### WRITTEN REQUEST:
Please print the lines between the one with "Convert this chart to D3.js code." and the one with "- margin.bottom, margin.top]);", both ends included, exactly as written, with no pictures.

### AVAILABLE DATA:
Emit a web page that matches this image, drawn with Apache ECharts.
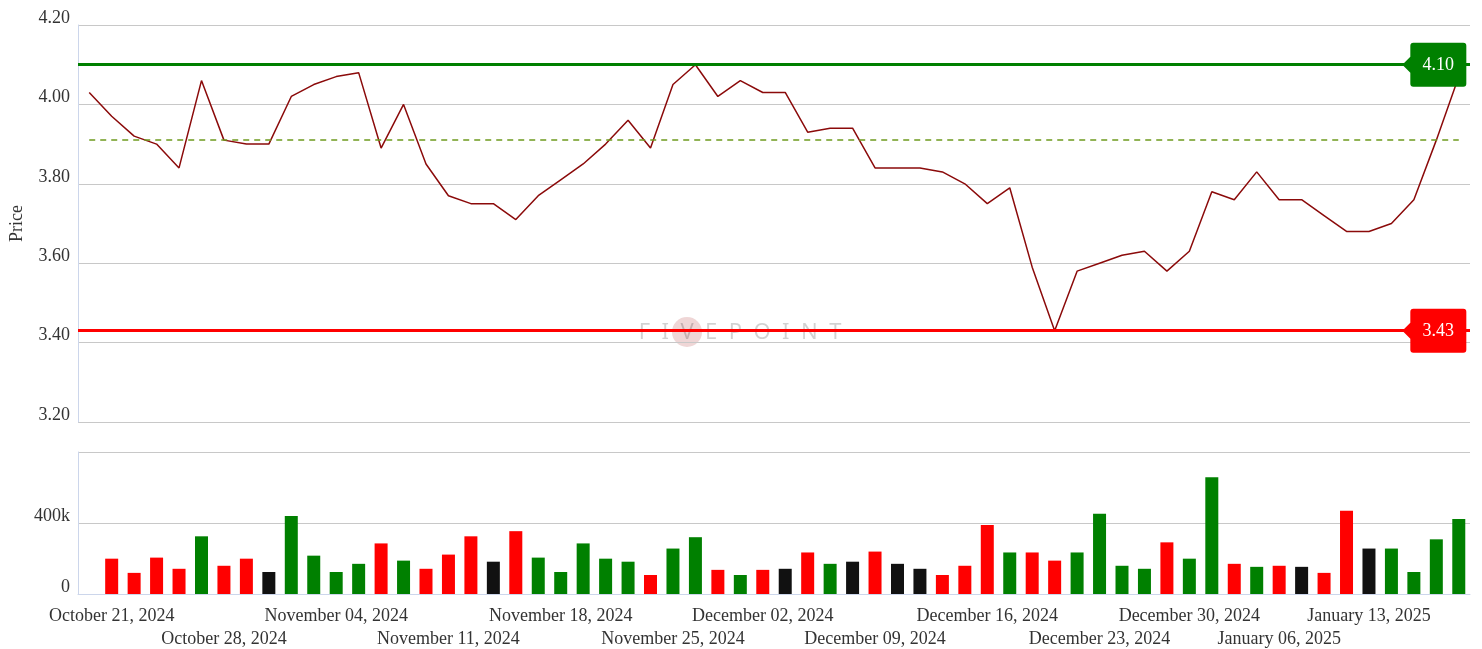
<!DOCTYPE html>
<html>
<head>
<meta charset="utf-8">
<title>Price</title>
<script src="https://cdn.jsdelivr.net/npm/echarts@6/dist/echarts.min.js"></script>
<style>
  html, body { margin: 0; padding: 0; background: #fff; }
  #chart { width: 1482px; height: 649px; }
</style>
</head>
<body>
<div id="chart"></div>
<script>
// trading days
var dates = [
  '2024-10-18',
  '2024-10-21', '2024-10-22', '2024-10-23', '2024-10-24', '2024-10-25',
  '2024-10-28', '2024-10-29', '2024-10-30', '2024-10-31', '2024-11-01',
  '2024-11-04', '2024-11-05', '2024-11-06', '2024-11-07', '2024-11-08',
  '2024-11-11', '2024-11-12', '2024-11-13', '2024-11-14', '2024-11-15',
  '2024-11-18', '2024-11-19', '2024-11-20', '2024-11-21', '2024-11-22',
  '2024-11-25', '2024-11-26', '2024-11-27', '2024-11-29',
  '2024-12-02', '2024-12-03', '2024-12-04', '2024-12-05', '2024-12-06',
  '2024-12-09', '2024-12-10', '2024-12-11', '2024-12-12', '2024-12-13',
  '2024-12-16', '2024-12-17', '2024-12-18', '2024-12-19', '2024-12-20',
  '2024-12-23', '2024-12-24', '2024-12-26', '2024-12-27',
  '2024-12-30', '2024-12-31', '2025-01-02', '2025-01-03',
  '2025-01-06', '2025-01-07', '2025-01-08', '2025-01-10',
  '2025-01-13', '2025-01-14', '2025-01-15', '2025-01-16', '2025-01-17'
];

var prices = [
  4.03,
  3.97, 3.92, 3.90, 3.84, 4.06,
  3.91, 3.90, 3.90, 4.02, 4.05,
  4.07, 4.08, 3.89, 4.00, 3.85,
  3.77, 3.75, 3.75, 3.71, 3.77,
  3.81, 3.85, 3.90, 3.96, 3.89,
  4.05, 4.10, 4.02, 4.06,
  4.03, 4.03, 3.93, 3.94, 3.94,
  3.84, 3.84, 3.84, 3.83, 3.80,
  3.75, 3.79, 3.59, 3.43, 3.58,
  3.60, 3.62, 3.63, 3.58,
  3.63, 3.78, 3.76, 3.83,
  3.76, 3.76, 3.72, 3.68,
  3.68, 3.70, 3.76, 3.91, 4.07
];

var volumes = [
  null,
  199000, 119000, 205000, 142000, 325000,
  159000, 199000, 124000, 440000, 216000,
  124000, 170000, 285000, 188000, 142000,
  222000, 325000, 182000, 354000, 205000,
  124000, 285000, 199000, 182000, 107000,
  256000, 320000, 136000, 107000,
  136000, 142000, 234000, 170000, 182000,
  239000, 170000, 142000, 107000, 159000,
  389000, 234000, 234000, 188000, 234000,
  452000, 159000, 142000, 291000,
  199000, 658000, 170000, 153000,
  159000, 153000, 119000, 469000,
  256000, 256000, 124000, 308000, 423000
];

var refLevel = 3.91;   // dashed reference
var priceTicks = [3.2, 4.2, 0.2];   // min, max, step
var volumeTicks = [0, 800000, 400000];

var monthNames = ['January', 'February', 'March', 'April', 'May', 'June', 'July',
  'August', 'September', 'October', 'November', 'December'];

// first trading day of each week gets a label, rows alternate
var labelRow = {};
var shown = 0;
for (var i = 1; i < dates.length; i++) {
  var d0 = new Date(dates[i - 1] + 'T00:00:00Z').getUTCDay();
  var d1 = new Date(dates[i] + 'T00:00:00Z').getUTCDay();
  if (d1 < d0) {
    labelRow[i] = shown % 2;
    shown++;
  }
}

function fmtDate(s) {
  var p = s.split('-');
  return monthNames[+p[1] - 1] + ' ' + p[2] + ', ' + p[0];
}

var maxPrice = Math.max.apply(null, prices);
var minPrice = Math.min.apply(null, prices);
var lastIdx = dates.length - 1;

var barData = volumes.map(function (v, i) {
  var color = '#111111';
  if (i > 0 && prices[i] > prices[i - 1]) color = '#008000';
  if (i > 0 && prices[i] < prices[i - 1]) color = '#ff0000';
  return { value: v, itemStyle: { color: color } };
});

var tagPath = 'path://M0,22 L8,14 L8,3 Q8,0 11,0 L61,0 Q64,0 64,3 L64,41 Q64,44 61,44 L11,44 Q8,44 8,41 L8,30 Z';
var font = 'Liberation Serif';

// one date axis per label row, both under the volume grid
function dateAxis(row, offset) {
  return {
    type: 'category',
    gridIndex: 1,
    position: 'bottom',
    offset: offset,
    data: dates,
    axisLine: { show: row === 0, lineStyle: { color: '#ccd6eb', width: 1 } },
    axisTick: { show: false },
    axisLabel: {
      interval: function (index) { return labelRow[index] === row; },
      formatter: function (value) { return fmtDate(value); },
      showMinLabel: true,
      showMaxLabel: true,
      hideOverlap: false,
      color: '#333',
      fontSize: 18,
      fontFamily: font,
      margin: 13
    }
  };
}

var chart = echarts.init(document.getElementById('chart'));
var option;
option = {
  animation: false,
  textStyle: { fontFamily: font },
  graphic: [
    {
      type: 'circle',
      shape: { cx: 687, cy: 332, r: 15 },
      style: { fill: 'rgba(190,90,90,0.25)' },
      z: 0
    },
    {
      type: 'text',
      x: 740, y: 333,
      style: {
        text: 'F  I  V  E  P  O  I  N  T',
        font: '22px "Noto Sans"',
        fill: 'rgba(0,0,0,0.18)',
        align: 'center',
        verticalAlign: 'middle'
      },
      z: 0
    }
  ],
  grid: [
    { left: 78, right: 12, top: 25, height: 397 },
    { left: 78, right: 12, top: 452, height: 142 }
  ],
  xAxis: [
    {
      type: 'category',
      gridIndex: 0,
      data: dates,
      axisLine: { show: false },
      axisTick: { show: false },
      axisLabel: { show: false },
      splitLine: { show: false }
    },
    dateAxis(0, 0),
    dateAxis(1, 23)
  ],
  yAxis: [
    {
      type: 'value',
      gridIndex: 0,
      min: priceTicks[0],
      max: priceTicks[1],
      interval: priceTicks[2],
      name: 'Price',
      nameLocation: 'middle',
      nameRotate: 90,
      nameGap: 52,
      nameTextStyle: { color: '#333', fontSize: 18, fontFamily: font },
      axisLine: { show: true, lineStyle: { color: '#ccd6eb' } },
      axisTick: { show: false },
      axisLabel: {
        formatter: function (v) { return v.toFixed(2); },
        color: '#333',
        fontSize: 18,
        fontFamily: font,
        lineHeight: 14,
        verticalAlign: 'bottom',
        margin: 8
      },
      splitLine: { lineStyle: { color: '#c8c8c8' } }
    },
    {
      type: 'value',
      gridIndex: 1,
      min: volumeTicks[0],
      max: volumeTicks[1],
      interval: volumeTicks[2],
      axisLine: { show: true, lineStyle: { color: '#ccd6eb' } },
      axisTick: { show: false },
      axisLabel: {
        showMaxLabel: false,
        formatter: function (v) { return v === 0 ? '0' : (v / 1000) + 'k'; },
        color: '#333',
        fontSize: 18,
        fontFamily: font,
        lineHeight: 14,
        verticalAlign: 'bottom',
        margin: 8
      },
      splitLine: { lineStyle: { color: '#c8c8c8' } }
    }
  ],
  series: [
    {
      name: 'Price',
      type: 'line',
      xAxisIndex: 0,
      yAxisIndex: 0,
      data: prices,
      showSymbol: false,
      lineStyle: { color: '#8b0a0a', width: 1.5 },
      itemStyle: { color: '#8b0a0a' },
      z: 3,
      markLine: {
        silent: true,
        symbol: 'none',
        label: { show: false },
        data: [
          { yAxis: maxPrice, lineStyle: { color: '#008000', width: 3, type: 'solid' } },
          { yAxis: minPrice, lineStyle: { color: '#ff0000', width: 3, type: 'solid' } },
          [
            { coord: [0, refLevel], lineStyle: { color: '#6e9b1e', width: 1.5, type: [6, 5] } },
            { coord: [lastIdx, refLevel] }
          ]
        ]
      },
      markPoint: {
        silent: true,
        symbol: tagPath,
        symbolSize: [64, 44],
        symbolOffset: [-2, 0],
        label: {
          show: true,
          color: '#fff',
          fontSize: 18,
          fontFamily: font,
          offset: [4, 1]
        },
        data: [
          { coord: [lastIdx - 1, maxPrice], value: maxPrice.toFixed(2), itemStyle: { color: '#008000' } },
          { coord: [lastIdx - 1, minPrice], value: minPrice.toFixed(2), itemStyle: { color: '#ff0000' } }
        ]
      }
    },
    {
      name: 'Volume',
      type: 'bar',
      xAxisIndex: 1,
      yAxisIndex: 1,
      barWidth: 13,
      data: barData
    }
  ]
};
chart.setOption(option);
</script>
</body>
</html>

==

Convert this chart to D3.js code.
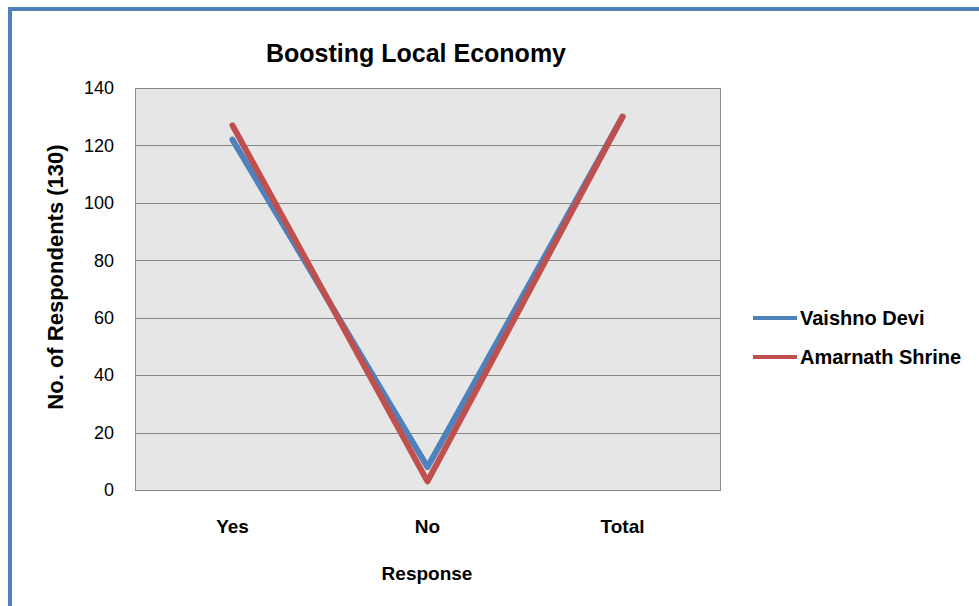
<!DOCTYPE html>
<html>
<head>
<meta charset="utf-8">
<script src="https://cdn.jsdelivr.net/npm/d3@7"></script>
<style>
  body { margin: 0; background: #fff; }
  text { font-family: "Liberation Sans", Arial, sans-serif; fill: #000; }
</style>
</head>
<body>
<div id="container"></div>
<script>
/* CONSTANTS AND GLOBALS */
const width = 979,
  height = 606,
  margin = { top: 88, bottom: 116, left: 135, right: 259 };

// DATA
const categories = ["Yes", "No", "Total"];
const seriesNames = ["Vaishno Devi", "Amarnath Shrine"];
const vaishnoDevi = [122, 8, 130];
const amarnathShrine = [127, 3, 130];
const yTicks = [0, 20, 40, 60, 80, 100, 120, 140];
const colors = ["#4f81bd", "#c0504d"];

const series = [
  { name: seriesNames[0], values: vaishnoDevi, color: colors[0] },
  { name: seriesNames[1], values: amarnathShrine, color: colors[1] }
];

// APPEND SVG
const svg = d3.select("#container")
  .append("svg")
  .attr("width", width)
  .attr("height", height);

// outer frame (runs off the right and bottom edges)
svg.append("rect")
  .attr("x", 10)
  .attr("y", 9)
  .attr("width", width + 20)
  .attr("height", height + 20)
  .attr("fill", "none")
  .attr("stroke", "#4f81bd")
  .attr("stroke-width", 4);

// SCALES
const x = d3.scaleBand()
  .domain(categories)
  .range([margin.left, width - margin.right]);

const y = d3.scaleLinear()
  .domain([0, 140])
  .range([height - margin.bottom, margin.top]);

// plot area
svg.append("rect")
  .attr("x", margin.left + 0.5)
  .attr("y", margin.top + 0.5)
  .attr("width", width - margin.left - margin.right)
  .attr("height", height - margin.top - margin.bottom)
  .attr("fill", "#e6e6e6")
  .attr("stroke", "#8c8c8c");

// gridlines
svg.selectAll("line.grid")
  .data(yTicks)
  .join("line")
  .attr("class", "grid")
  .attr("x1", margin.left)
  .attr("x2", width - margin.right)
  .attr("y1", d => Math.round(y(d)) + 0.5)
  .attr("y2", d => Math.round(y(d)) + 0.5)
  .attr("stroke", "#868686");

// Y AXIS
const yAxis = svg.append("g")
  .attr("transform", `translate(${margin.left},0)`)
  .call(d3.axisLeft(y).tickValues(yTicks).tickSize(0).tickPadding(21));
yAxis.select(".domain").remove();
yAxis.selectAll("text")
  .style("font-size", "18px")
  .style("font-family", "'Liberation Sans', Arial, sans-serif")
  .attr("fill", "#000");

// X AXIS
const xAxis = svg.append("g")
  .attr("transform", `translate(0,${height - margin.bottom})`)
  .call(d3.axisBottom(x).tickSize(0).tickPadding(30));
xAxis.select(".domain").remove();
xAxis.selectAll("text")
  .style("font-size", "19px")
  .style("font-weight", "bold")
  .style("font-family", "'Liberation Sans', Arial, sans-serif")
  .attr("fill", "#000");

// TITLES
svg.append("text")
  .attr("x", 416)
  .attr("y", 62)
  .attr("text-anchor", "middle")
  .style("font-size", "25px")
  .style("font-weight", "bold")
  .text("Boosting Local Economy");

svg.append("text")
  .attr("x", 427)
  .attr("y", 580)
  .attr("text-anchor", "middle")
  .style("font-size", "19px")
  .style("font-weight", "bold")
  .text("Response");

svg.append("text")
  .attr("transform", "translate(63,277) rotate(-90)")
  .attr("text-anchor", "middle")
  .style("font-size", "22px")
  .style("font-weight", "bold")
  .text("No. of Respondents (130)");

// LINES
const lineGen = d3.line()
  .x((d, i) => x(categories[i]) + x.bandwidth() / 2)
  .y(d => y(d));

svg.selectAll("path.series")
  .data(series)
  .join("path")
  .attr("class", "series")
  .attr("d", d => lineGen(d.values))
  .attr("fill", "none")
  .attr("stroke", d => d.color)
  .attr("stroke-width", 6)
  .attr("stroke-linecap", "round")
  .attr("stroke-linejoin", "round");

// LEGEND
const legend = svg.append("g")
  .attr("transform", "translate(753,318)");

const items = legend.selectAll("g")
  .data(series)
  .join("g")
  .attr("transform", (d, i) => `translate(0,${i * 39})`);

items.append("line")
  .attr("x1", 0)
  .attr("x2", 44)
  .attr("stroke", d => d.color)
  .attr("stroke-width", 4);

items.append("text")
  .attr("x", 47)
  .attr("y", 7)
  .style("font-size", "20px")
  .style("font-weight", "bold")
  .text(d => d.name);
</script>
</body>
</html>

### OUTPUT FOR THIS TASK:
Convert this chart to D3.js code.
<!DOCTYPE html>
<html>
<head>
<meta charset="utf-8">
<script src="https://cdn.jsdelivr.net/npm/d3@7"></script>
<style>
  body { margin: 0; background: #fff; }
  text { font-family: "Liberation Sans", Arial, sans-serif; fill: #000; }
</style>
</head>
<body>
<div id="container"></div>
<script>
/* CONSTANTS AND GLOBALS */
const width = 979,
  height = 606,
  margin = { top: 88, bottom: 116, left: 135, right: 259 };

// DATA
const categories = ["Yes", "No", "Total"];
const seriesNames = ["Vaishno Devi", "Amarnath Shrine"];
const vaishnoDevi = [122, 8, 130];
const amarnathShrine = [127, 3, 130];
const yTicks = [0, 20, 40, 60, 80, 100, 120, 140];
const colors = ["#4f81bd", "#c0504d"];

const series = [
  { name: seriesNames[0], values: vaishnoDevi, color: colors[0] },
  { name: seriesNames[1], values: amarnathShrine, color: colors[1] }
];

// APPEND SVG
const svg = d3.select("#container")
  .append("svg")
  .attr("width", width)
  .attr("height", height);

// outer frame (runs off the right and bottom edges)
svg.append("rect")
  .attr("x", 10)
  .attr("y", 9)
  .attr("width", width + 20)
  .attr("height", height + 20)
  .attr("fill", "none")
  .attr("stroke", "#4f81bd")
  .attr("stroke-width", 4);

// SCALES
const x = d3.scaleBand()
  .domain(categories)
  .range([margin.left, width - margin.right]);

const y = d3.scaleLinear()
  .domain([0, 140])
  .range([height - margin.bottom, margin.top]);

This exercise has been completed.